=== Given information ===

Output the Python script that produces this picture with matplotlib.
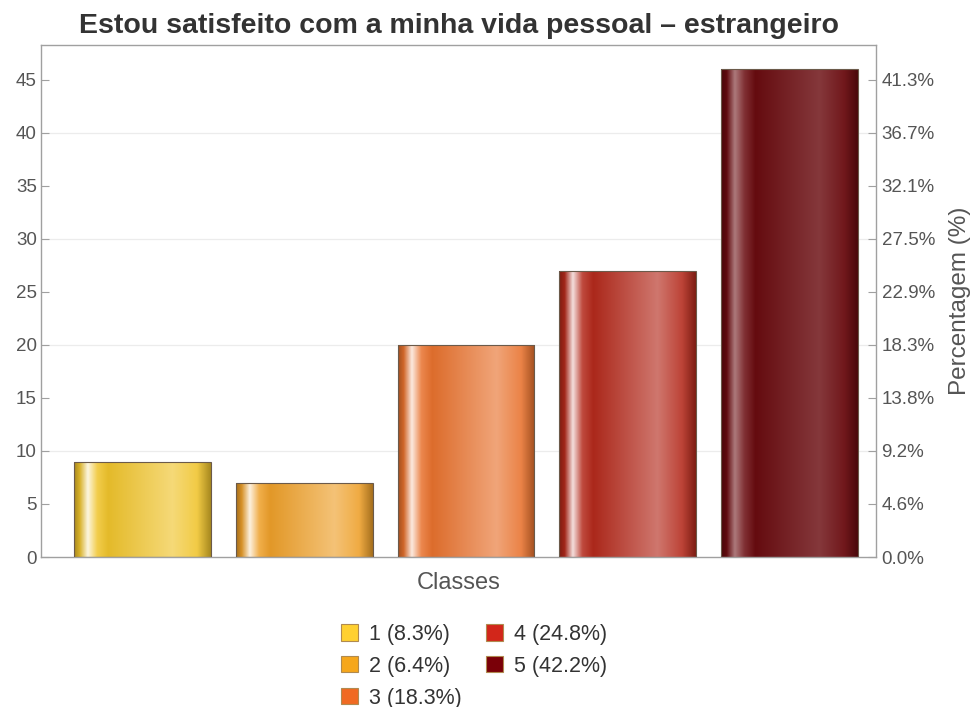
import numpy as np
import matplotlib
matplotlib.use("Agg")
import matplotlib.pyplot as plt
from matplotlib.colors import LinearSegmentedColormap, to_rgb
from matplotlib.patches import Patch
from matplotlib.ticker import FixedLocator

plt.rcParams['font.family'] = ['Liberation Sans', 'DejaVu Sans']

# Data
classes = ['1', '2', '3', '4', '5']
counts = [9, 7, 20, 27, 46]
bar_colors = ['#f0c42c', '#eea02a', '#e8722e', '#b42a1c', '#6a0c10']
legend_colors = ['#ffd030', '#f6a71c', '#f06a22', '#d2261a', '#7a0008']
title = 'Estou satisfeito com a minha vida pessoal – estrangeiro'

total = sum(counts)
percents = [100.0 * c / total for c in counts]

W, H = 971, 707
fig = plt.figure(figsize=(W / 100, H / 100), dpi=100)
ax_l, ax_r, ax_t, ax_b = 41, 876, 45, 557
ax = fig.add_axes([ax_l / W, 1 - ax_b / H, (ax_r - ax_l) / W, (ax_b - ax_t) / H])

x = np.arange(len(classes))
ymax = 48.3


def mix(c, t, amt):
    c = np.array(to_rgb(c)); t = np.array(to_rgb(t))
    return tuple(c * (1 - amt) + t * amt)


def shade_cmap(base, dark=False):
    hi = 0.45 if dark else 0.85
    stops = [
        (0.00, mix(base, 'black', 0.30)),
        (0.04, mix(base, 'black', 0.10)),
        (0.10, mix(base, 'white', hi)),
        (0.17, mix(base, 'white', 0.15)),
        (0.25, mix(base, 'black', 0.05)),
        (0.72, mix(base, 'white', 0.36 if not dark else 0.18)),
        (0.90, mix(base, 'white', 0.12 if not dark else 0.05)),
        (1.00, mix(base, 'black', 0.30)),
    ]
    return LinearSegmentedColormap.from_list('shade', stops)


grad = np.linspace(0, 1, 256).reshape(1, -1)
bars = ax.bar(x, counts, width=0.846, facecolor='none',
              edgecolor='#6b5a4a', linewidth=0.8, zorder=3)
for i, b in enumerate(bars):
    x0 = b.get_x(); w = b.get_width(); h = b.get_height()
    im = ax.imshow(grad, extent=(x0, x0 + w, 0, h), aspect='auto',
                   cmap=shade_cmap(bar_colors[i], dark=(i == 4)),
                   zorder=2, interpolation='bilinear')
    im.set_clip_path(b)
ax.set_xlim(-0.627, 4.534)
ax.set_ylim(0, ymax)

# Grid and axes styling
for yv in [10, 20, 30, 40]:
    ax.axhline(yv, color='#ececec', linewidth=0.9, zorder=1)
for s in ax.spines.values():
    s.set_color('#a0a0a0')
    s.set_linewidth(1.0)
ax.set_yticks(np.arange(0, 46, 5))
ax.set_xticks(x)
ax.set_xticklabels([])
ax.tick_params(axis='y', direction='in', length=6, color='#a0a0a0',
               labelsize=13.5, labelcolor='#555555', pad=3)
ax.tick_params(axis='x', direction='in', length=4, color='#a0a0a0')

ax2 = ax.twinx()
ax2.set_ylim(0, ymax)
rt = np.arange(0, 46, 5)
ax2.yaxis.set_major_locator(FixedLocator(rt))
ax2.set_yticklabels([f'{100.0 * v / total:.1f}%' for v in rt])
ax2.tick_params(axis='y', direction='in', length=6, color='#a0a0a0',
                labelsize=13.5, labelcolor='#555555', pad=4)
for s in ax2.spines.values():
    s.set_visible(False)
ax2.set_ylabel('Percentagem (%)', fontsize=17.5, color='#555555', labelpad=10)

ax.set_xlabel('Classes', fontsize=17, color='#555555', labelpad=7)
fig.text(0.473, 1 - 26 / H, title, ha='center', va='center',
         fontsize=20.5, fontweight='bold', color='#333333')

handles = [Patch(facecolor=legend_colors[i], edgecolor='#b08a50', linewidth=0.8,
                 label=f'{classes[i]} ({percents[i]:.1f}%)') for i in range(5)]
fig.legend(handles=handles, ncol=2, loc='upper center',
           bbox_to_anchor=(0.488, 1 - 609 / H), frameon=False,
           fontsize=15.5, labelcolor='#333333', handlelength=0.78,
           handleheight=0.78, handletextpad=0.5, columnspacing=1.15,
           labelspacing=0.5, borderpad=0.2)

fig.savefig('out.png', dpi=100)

===

_Stated task_
Omit the pictures and reproduce the listing exactly.

_Completed task_
Output the Python script that produces this picture with matplotlib.
import numpy as np
import matplotlib
matplotlib.use("Agg")
import matplotlib.pyplot as plt
from matplotlib.colors import LinearSegmentedColormap, to_rgb
from matplotlib.patches import Patch
from matplotlib.ticker import FixedLocator

plt.rcParams['font.family'] = ['Liberation Sans', 'DejaVu Sans']

# Data
classes = ['1', '2', '3', '4', '5']
counts = [9, 7, 20, 27, 46]
bar_colors = ['#f0c42c', '#eea02a', '#e8722e', '#b42a1c', '#6a0c10']
legend_colors = ['#ffd030', '#f6a71c', '#f06a22', '#d2261a', '#7a0008']
title = 'Estou satisfeito com a minha vida pessoal – estrangeiro'

total = sum(counts)
percents = [100.0 * c / total for c in counts]

W, H = 971, 707
fig = plt.figure(figsize=(W / 100, H / 100), dpi=100)
ax_l, ax_r, ax_t, ax_b = 41, 876, 45, 557
ax = fig.add_axes([ax_l / W, 1 - ax_b / H, (ax_r - ax_l) / W, (ax_b - ax_t) / H])

x = np.arange(len(classes))
ymax = 48.3


def mix(c, t, amt):
    c = np.array(to_rgb(c)); t = np.array(to_rgb(t))
    return tuple(c * (1 - amt) + t * amt)


def shade_cmap(base, dark=False):
    hi = 0.45 if dark else 0.85
    stops = [
        (0.00, mix(base, 'black', 0.30)),
        (0.04, mix(base, 'black', 0.10)),
        (0.10, mix(base, 'white', hi)),
        (0.17, mix(base, 'white', 0.15)),
        (0.25, mix(base, 'black', 0.05)),
        (0.72, mix(base, 'white', 0.36 if not dark else 0.18)),
        (0.90, mix(base, 'white', 0.12 if not dark else 0.05)),
        (1.00, mix(base, 'black', 0.30)),
    ]
    return LinearSegmentedColormap.from_list('shade', stops)


grad = np.linspace(0, 1, 256).reshape(1, -1)
bars = ax.bar(x, counts, width=0.846, facecolor='none',
              edgecolor='#6b5a4a', linewidth=0.8, zorder=3)
for i, b in enumerate(bars):
    x0 = b.get_x(); w = b.get_width(); h = b.get_height()
    im = ax.imshow(grad, extent=(x0, x0 + w, 0, h), aspect='auto',
                   cmap=shade_cmap(bar_colors[i], dark=(i == 4)),
                   zorder=2, interpolation='bilinear')
    im.set_clip_path(b)
ax.set_xlim(-0.627, 4.534)
ax.set_ylim(0, ymax)

# Grid and axes styling
for yv in [10, 20, 30, 40]:
    ax.axhline(yv, color='#ececec', linewidth=0.9, zorder=1)
for s in ax.spines.values():
    s.set_color('#a0a0a0')
    s.set_linewidth(1.0)
ax.set_yticks(np.arange(0, 46, 5))
ax.set_xticks(x)
ax.set_xticklabels([])
ax.tick_params(axis='y', direction='in', length=6, color='#a0a0a0',
               labelsize=13.5, labelcolor='#555555', pad=3)
ax.tick_params(axis='x', direction='in', length=4, color='#a0a0a0')

ax2 = ax.twinx()
ax2.set_ylim(0, ymax)
rt = np.arange(0, 46, 5)
ax2.yaxis.set_major_locator(FixedLocator(rt))
ax2.set_yticklabels([f'{100.0 * v / total:.1f}%' for v in rt])
ax2.tick_params(axis='y', direction='in', length=6, color='#a0a0a0',
                labelsize=13.5, labelcolor='#555555', pad=4)
for s in ax2.spines.values():
    s.set_visible(False)
ax2.set_ylabel('Percentagem (%)', fontsize=17.5, color='#555555', labelpad=10)

ax.set_xlabel('Classes', fontsize=17, color='#555555', labelpad=7)
fig.text(0.473, 1 - 26 / H, title, ha='center', va='center',
         fontsize=20.5, fontweight='bold', color='#333333')

handles = [Patch(facecolor=legend_colors[i], edgecolor='#b08a50', linewidth=0.8,
                 label=f'{classes[i]} ({percents[i]:.1f}%)') for i in range(5)]
fig.legend(handles=handles, ncol=2, loc='upper center',
           bbox_to_anchor=(0.488, 1 - 609 / H), frameon=False,
           fontsize=15.5, labelcolor='#333333', handlelength=0.78,
           handleheight=0.78, handletextpad=0.5, columnspacing=1.15,
           labelspacing=0.5, borderpad=0.2)

fig.savefig('out.png', dpi=100)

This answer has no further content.